=== MATERIAL FOR THE TASK ===

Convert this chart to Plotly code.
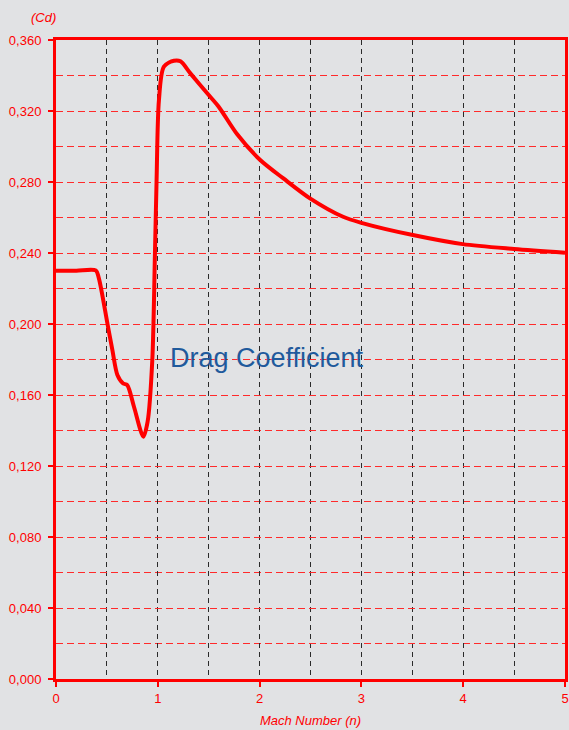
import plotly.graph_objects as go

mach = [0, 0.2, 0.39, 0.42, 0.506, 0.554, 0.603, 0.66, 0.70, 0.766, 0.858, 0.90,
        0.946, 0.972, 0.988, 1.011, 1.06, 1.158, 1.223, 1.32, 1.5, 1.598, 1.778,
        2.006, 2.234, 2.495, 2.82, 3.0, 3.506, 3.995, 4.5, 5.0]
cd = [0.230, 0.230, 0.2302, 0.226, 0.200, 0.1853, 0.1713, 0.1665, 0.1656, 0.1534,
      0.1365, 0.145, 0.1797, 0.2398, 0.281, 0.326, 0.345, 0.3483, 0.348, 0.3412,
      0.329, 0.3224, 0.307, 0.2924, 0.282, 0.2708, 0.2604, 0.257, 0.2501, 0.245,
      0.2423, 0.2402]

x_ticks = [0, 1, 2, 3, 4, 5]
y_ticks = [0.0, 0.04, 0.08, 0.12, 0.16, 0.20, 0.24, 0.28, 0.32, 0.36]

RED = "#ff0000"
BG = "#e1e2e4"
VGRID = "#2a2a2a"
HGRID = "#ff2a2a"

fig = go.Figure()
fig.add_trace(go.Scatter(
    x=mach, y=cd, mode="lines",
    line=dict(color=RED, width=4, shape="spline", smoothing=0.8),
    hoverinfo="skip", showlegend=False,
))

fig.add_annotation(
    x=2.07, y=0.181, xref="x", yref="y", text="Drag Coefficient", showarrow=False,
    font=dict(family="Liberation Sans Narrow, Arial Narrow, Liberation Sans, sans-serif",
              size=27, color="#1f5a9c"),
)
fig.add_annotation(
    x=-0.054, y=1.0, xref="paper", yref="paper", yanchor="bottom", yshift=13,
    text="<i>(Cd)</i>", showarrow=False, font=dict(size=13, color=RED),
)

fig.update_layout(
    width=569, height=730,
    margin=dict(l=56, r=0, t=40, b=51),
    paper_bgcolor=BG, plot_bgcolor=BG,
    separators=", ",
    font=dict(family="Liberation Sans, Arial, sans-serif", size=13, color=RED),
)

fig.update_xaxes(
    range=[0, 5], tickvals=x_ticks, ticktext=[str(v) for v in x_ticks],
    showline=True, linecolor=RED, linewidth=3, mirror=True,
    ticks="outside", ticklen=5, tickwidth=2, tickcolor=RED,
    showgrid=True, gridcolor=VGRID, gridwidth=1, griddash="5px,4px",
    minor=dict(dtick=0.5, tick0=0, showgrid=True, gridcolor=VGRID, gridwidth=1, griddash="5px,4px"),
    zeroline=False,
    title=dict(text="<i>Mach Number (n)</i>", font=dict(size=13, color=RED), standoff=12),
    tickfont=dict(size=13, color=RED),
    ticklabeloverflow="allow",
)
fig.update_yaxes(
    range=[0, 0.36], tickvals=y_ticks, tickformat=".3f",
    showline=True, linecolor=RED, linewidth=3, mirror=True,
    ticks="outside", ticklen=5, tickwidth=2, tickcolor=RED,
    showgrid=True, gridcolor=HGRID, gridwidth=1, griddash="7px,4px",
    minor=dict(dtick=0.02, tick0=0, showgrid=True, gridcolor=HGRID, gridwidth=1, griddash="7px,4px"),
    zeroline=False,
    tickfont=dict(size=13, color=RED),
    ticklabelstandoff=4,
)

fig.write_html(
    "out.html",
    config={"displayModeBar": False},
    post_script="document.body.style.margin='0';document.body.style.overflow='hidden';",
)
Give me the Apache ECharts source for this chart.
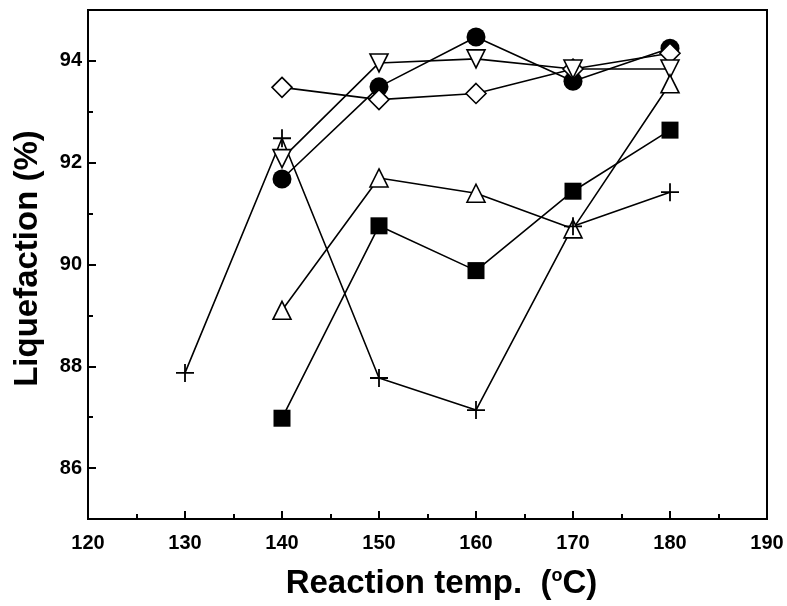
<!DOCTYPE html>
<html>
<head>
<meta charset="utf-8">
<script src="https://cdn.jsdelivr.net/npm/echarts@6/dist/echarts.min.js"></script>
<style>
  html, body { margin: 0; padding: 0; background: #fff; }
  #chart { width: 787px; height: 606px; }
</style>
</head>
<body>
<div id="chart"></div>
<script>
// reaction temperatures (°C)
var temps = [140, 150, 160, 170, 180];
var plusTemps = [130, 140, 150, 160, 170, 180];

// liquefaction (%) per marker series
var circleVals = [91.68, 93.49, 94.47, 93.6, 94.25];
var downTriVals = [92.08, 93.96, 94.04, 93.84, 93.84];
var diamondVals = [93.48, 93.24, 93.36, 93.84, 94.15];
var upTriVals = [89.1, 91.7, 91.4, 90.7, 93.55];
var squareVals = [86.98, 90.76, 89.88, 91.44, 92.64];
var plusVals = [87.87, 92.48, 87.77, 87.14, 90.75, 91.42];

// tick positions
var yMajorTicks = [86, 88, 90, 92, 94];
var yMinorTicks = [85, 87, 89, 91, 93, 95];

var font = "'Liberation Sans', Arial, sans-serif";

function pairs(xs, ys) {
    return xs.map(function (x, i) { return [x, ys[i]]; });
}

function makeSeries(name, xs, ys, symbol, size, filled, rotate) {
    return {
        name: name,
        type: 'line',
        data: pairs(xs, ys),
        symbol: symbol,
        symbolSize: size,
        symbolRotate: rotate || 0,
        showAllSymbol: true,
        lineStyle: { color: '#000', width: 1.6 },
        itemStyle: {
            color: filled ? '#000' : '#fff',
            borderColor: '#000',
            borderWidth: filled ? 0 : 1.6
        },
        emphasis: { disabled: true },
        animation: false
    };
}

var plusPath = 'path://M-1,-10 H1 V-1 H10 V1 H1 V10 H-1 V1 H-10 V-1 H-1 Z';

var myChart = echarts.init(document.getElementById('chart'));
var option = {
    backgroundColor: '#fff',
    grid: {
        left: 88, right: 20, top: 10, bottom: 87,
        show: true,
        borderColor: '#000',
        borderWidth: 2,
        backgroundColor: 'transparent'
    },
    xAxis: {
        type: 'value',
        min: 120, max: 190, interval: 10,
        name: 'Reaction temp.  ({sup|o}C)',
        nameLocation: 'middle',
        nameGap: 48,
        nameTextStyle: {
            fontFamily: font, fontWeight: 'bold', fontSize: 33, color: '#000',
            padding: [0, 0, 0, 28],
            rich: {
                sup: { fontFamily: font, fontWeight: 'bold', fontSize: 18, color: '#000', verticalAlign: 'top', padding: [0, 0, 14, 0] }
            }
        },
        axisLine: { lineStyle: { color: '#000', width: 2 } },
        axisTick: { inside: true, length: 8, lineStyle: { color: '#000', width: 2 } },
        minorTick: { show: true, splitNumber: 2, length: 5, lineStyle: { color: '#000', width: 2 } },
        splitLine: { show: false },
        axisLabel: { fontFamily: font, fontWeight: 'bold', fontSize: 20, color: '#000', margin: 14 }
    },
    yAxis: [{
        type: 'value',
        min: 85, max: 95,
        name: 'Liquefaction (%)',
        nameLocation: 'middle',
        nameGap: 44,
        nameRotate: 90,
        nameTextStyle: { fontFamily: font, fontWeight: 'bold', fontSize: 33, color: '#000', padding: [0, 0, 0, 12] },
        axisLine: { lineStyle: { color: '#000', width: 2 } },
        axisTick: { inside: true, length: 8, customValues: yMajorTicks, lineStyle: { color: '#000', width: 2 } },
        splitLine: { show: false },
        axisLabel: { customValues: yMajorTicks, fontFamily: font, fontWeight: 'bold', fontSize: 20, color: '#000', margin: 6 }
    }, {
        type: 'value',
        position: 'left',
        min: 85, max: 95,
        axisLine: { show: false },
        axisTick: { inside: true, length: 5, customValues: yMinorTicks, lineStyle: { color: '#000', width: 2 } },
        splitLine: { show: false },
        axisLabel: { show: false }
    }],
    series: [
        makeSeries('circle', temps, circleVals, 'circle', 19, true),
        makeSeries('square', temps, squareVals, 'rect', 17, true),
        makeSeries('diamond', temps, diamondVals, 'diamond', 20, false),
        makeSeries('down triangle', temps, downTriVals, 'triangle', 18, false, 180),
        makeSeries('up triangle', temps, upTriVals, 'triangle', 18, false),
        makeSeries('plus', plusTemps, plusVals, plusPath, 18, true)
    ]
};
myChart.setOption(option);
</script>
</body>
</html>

===

__WHAT THE EXERCISE ASKS__: Within the entries above, give again exactly the lines starting at the one that contains "Give me the" and ending at the one that contains "var plusVals = [87.87, 92.48, 87.77, 87.14, 90.75, 91.42];", leaving out the pictures.

__RIGHT ANSWER__:
Give me the Apache ECharts source for this chart.
<!DOCTYPE html>
<html>
<head>
<meta charset="utf-8">
<script src="https://cdn.jsdelivr.net/npm/echarts@6/dist/echarts.min.js"></script>
<style>
  html, body { margin: 0; padding: 0; background: #fff; }
  #chart { width: 787px; height: 606px; }
</style>
</head>
<body>
<div id="chart"></div>
<script>
// reaction temperatures (°C)
var temps = [140, 150, 160, 170, 180];
var plusTemps = [130, 140, 150, 160, 170, 180];

// liquefaction (%) per marker series
var circleVals = [91.68, 93.49, 94.47, 93.6, 94.25];
var downTriVals = [92.08, 93.96, 94.04, 93.84, 93.84];
var diamondVals = [93.48, 93.24, 93.36, 93.84, 94.15];
var upTriVals = [89.1, 91.7, 91.4, 90.7, 93.55];
var squareVals = [86.98, 90.76, 89.88, 91.44, 92.64];
var plusVals = [87.87, 92.48, 87.77, 87.14, 90.75, 91.42];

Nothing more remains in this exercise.